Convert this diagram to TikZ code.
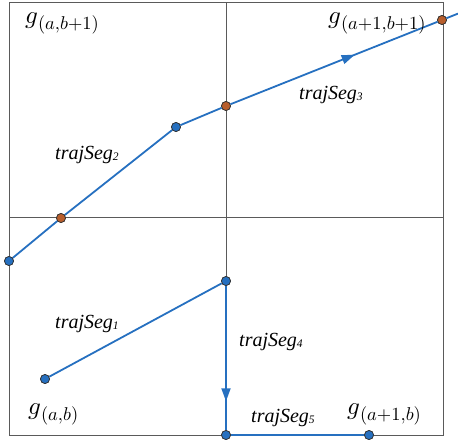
\documentclass[tikz,border=0pt]{standalone}
\usepackage[no-math]{fontspec}
\usepackage{graphicx}
\setmainfont{Liberation Serif}
\usetikzlibrary{decorations.markings,arrows.meta}
\definecolor{trajblue}{RGB}{38,112,192}
\definecolor{crossbrown}{RGB}{184,94,44}
\definecolor{gridgray}{RGB}{90,90,90}
\newcommand\tseg[1]{\textit{trajSeg\raisebox{-1.5pt}{\fontsize{11.5}{11.5}\selectfont #1}}}
\newcommand\gcell[1]{\scalebox{2.5}{$g$}\raisebox{-6pt}{\scalebox{1.85}{$#1$}}}
\tikzset{
  gridline/.style={draw=gridgray, line width=0.9pt},
  traj/.style={draw=trajblue, line width=1.8pt},
  pt/.style={circle, inner sep=0pt, minimum size=9pt, fill=trajblue, draw=black!80, line width=0.7pt},
  cross/.style={pt, fill=crossbrown},
  seglabel/.style={anchor=base west, inner sep=0pt, font=\fontsize{20}{23}\selectfont},
  glabel/.style={anchor=base west, inner sep=0pt},
  midarrow/.style={postaction={decorate}, decoration={markings, mark=at position #1 with {\arrow{Triangle[length=13pt,width=9pt]}}}}
}
\begin{document}
\begin{tikzpicture}[x=1pt,y=-1pt]
\useasboundingbox (0,0) rectangle (458,440);
% grid
\draw[gridline] (9,2) rectangle (443,435);
\draw[gridline] (226,2) -- (226,435);
\draw[gridline] (9,217) -- (443,217);
% points
\node[pt] (a1) at (45,379) {};
\node[pt] (a2) at (226,281) {};
\node[pt] (a3) at (226,435) {};
\node[pt] (a4) at (369,435) {};
\node[pt] (b1) at (9,261) {};
\node[cross] (b2) at (61,218) {};
\node[pt] (b3) at (176,127) {};
\node[cross] (b4) at (226,106) {};
\node[cross] (b5) at (442,20) {};
\coordinate (bend) at (458,13.6);
% trajectories
\draw[traj] (a1) -- (a2);
\draw[traj, midarrow=0.8] (a2) -- (a3);
\draw[traj] (a3) -- (a4);
\draw[traj] (b1) -- (b2);
\draw[traj] (b2) -- (b3);
\draw[traj] (b3) -- (b4);
\draw[traj, midarrow=0.6] (b4) -- (b5);
\draw[traj] (b5) -- (bend);
% redraw points on top
\foreach \n in {a1,a2,a3,a4,b1,b3}{\node[pt] at (\n) {};}
\foreach \n in {b2,b4,b5}{\node[cross] at (\n) {};}
% labels
\node[seglabel] (l1) at (55,328) {\tseg{1}};
\node[seglabel] (l2) at (55,159) {\tseg{2}};
\node[seglabel] (l3) at (299,99) {\tseg{3}};
\node[seglabel] (l4) at (239,346) {\tseg{4}};
\node[seglabel] (l5) at (251,422) {\tseg{5}};
\node[glabel] (g1) at (25,23.5) {\gcell{(a{,}b{+}1)}};
\node[glabel] (g2) at (328,23.5) {\gcell{(a{+}1{,}b{+}1)}};
\node[glabel] (g3) at (28,414) {\gcell{(a{,}b)}};
\node[glabel] (g4) at (347,414) {\gcell{(a{+}1{,}b)}};
\end{tikzpicture}
\end{document}
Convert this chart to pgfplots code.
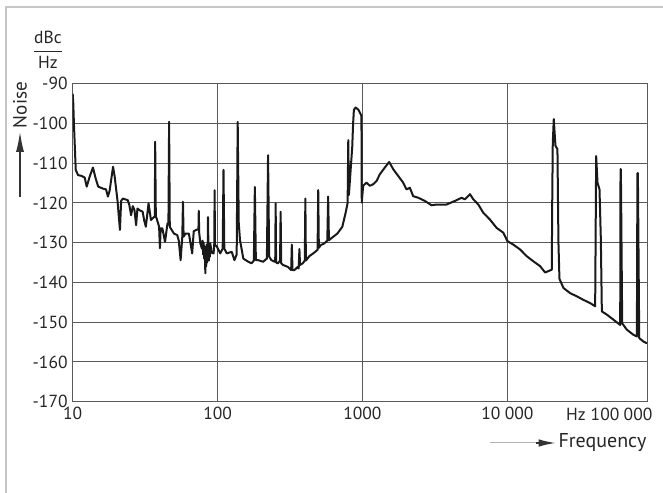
\documentclass[border=0pt]{standalone}
\usepackage{fontspec}
\setmainfont{PT Sans}
\usepackage{pgfplots}
\pgfplotsset{compat=1.18}
\usetikzlibrary{arrows.meta}
\begin{document}
\begin{tikzpicture}
\path[use as bounding box] (-43.6pt,-54.8pt) rectangle (354.2pt,241pt);
\draw[gray!45, line width=0.7pt] (-40pt,-54.8pt) -- (-40pt,236.8pt) -- (354.2pt,236.8pt);
\begin{axis}[
  at={(0,0)}, anchor=south west,
  scale only axis, width=344.6pt, height=190.8pt,
  xmode=log, xmin=10, xmax=92000, ymin=-170, ymax=-90,
  xtick={10,100,1000,10000}, xticklabels={10,100,1000,10\hspace{0.25em}000},
  ytick={-170,-160,-150,-140,-130,-120,-110,-100,-90},
  yticklabels={-170,-160,-150,-140,-130,-120,-110,-100,-90},
  xminorticks=false, yminorticks=false, major tick length=0pt,
  grid=major, major grid style={black!65, line width=0.6pt},
  axis line style={black!65, line width=0.6pt},
  ticklabel style={font=\fontsize{10.5}{12}\selectfont, text=black!85},
  xticklabel style={yshift=0.5pt},
  yticklabel style={xshift=0.5pt},
]
\addplot[black!90, line width=1.2pt, line join=round, mark=none] coordinates {
(10.0,-92.5) (10.1,-95) (10.2,-100) (10.5,-111.7) (10.9,-113.0) (11.5,-113.2) (12.1,-113.6)
(12.5,-115.9) (13.1,-113.4) (13.8,-111.1) (14.4,-113.8) (15.0,-115.9) (16.2,-116.4) (17.0,-116.6)
(17.5,-118.4) (18.0,-116.9) (19.0,-110.9) (19.5,-113.4) (20.4,-119.5) (21.2,-126.8) (21.6,-119.5)
(22.2,-118.9) (24.0,-119.3) (24.6,-120.5) (25.3,-123.1) (26.0,-120.8) (26.7,-121.8) (27.4,-125.6)
(28.0,-121.4) (28.8,-121.8) (30.4,-122.2) (31.2,-124.5) (32.0,-126.0) (33.4,-120.1) (34.7,-124.3)
(36.5,-123.5) (36.9,-123.5) (37.1,-104.6) (37.5,-123.5) (37.9,-123.8) (39.5,-126.0) (40.0,-131.4)
(40.5,-126.4) (41.6,-126.4) (43.4,-129.8) (45.1,-125.2) (45.8,-125.5) (46.3,-99.6) (46.8,-126.0)
(47.5,-126.4) (50.0,-127.7) (52.7,-128.1) (54.0,-129.5) (55.6,-134.4) (57.1,-128.5) (57.7,-119.7)
(58.3,-128.5) (60.1,-127.7) (63.4,-127.7) (66.8,-132.7) (68.5,-127.1) (72.2,-126.7) (73.8,-126.7)
(74.2,-122.0) (74.7,-127.5) (76.1,-130.2) (78.0,-131.5) (78.8,-129.5) (79.5,-133.0) (80.2,-130.0)
(80.8,-134.0) (81.5,-131.0) (82.0,-135.5) (82.4,-137.7) (82.9,-132.0) (83.5,-136.0) (84.0,-130.5)
(84.6,-135.0) (85.2,-131.0) (85.5,-133.0) (85.9,-123.6) (86.5,-131.5) (87.2,-134.5) (88.0,-130.5)
(88.6,-133.5) (89.1,-130.2) (91.0,-132.5) (93.9,-132.7)
(95.0,-130.0) (95.4,-116.8) (96.0,-130.5) (98.9,-131.0) (104.3,-132.7) (108.5,-131.5) (109.9,-111.7)
(111.3,-131.5) (115.8,-132.7) (125.3,-132.3) (130.7,-134.4) (135.5,-133.0) (137.7,-99.6) (140.0,-125.0)
(142.9,-129.4) (150.6,-134.0) (162.8,-134.8) (171.6,-135.2) (178.0,-134.5) (180.9,-116.0) (183.8,-134.4)
(190.6,-134.4) (206.3,-134.8) (219.0,-134.0) (223.1,-108.0) (227.0,-133.5) (235.1,-134.4) (247.8,-134.8)
(250.0,-134.5) (251.7,-120.1) (253.5,-135.0) (261.2,-135.2) (270.0,-134.5) (272.4,-122.2) (275.0,-135.2)
(282.5,-135.6) (305.6,-136.1) (322.1,-136.9) (325.5,-130.5) (329.0,-136.9) (339.5,-136.9) (357.7,-136.1)
(363.0,-136.5) (367.2,-131.6) (371.0,-135.6) (387.0,-135.2) (400.0,-134.5) (403.6,-118.9) (407.0,-134.5)
(429.8,-133.4) (465.0,-132.5) (490.0,-131.8) (495.2,-116.8) (500.0,-131.3) (516.4,-130.6) (544.3,-130.2)
(572.0,-129.5) (579.7,-118.4) (587.0,-129.4) (604.5,-129.0) (671.3,-127.7) (726.1,-126.0) (765.3,-122.5)
(790.0,-120.0) (798.2,-104.2) (806.0,-118.0) (819.4,-114.3) (835.0,-110.0) (850.1,-105.9) (862.0,-100.0)
(872.7,-96.6) (895.9,-96.0) (935.0,-96.5) (958.0,-97.2) (984.0,-98.1) (989.0,-119.9) (1011,-115.7)
(1066,-114.9) (1124,-115.7) (1185,-115.3) (1250,-114.5) (1318,-112.8) (1427,-111.1) (1529,-109.7)
(1629,-111.5) (1764,-113.2) (1910,-114.9) (2014,-116.6) (2124,-116.2) (2239,-118.3) (2425,-118.7)
(2697,-119.5) (2999,-120.6) (3247,-120.4) (3808,-120.4) (4346,-119.5) (4834,-118.7) (5097,-119.1)
(5521,-117.8) (5821,-119.1) (6303,-120.4) (6826,-122.5) (7590,-124.2) (8440,-126.3) (9384,-127.5)
(10000,-129.6) (11002,-130.5) (12233,-131.7) (13603,-133.4) (15124,-134.7) (16817,-135.9) (18216,-137.5)
(20255,-136.8) (20400,-120.0) (20580,-105.0) (20911,-98.9) (21473,-105.6) (22165,-106.5) (22521,-130.0)
(22882,-139.1) (24384,-141.4) (27115,-142.7) (30151,-143.5) (33526,-144.4) (37278,-145.2) (40364,-146.0)
(41011,-108.2) (41890,-114.9) (43250,-116.6) (44183,-129.2) (44890,-147.3) (48600,-148.1) (54040,-149.4)
(60090,-150.7) (60400,-111.5) (60730,-111.5) (62030,-150.3) (66820,-151.9) (74300,-153.2) (78340,-153.6)
(79000,-112.5) (79600,-112.5) (81300,-154.0) (87110,-154.9) (92000,-155.3)
};
\end{axis}
\node[font=\fontsize{10.5}{12}\selectfont, text=black!85, anchor=north] at (302pt,-0.5pt) {Hz};
\node[font=\fontsize{10.5}{12}\selectfont, text=black!85, anchor=north east, inner xsep=0pt] at (348pt,-0.5pt) {100\hspace{0.25em}000};
\node[font=\fontsize{10.5}{12}\selectfont, text=black!85] at (-14.8pt,211pt) {$\displaystyle\frac{\mbox{dBc}}{\mbox{Hz}}$};
\node[font=\fontsize{11.5}{13}\selectfont, text=black!85, rotate=90] at (-31.6pt,178pt) {Noise};
\draw[black!80, line width=0.7pt, -{Latex[length=12pt,width=4.8pt]}] (-31.6pt,122.8pt) -- (-31.6pt,161.8pt);
\draw[gray!60, line width=0.6pt] (250.4pt,-24.8pt) -- (280pt,-24.8pt);
\draw[black!80, line width=1.4pt, -{Latex[length=11pt,width=4.5pt]}] (278pt,-24.8pt) -- (290.6pt,-24.8pt);
\node[font=\fontsize{12}{14}\selectfont, text=black!85, anchor=west, inner xsep=0.5pt] at (290.8pt,-24.8pt) {Frequency};
\end{tikzpicture}
\end{document}
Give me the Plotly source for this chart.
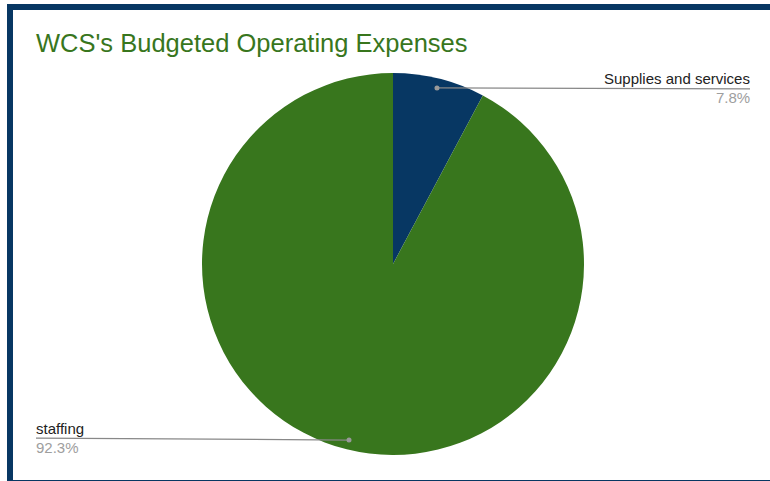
import math
import plotly.graph_objects as go

labels = ["Supplies and services", "staffing"]
values = [7.8, 92.3]
colors = ["#073763", "#38761d"]
title_text = "WCS's Budgeted Operating Expenses"

W, H = 770, 481
CX, CY, R = 393, 264, 191


def px(x):
    return x / W


def py(y):
    return 1 - y / H


fig = go.Figure(
    go.Pie(
        labels=labels,
        values=values,
        marker=dict(colors=colors, line=dict(width=0)),
        sort=False,
        direction="clockwise",
        rotation=0,
        textinfo="none",
        hoverinfo="label+percent",
        showlegend=False,
        domain=dict(x=[px(CX - R), px(CX + R)], y=[py(CY + R), py(CY - R)]),
    )
)

shapes = []
annotations = []

# frame border
shapes.append(dict(type="rect", xref="paper", yref="paper",
                   x0=px(10), x1=px(790), y0=py(483), y1=py(7),
                   line=dict(color="#073763", width=6), fillcolor="rgba(0,0,0,0)", layer="above"))

total = sum(values)
label_x = [750, 36]
anchors = ["right", "left"]
xshifts = [2, -2]
end_offsets = [1, -2]
cum = 0
for i, (lab, v) in enumerate(zip(labels, values)):
    mid = (cum + v / 2) / total * 2 * math.pi
    cum += v
    dx = math.sin(mid) * R * 0.95
    dy = -math.cos(mid) * R * 0.95
    dotx, doty = CX + dx, CY + dy
    ly = doty + end_offsets[i]
    shapes.append(dict(type="line", xref="paper", yref="paper",
                       x0=px(dotx), y0=py(doty), x1=px(label_x[i]), y1=py(ly),
                       line=dict(color="#888888", width=1.2)))
    shapes.append(dict(type="circle", xref="paper", yref="paper",
                       x0=px(dotx - 2.5), x1=px(dotx + 2.5), y0=py(doty + 2.5), y1=py(doty - 2.5),
                       fillcolor="#999999", line=dict(width=0)))
    annotations.append(dict(xref="paper", yref="paper", x=px(label_x[i]), y=py(ly - 10),
                            xanchor=anchors[i], yanchor="middle", showarrow=False, xshift=xshifts[i],
                            text=lab, font=dict(family="Liberation Sans, Arial", size=15, color="#222222")))
    annotations.append(dict(xref="paper", yref="paper", x=px(label_x[i]), y=py(ly + 9),
                            xanchor=anchors[i], yanchor="middle", showarrow=False, xshift=xshifts[i],
                            text=f"{v}%",
                            font=dict(family="Liberation Sans, Arial", size=15, color="#9e9e9e")))

fig.update_layout(
    width=W, height=H,
    margin=dict(l=0, r=0, t=0, b=0),
    paper_bgcolor="white", plot_bgcolor="white",
    title=dict(text=title_text, x=px(36), xanchor="left", y=py(43), yanchor="middle",
               font=dict(family="Liberation Sans, Arial", size=25.5, color="#38761d")),
    shapes=shapes, annotations=annotations,
)

fig.write_html("out.html", config={"displayModeBar": False},
               post_script="document.body.style.margin='0';document.body.style.overflow='hidden';")
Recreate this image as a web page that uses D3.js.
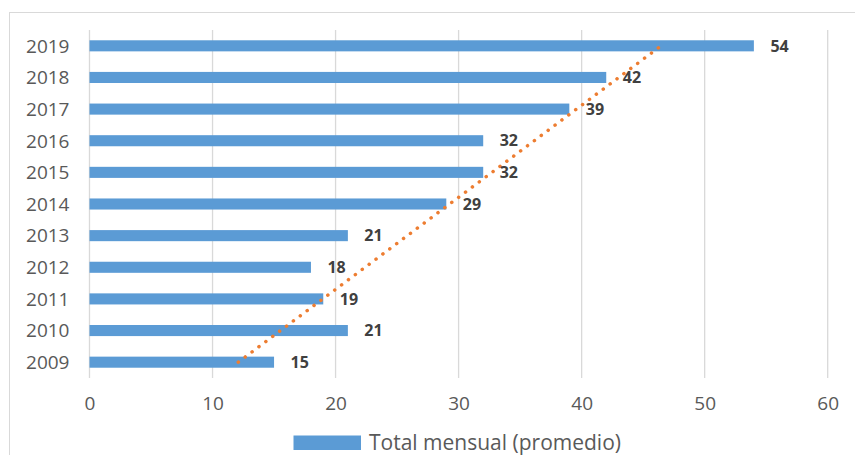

◇ ◇ ◇ ◇ ◇ ◇ ◇

Up in the listing, locate the line with "Give me the Plotly source for this chart."; print it and every line after it down to the line with "return 1 - y / H", which is included too. Skip the pictures.

Give me the Plotly source for this chart.
import math
import plotly.graph_objects as go

labels = ["Supplies and services", "staffing"]
values = [7.8, 92.3]
colors = ["#073763", "#38761d"]
title_text = "WCS's Budgeted Operating Expenses"

W, H = 770, 481
CX, CY, R = 393, 264, 191


def px(x):
    return x / W


def py(y):
    return 1 - y / H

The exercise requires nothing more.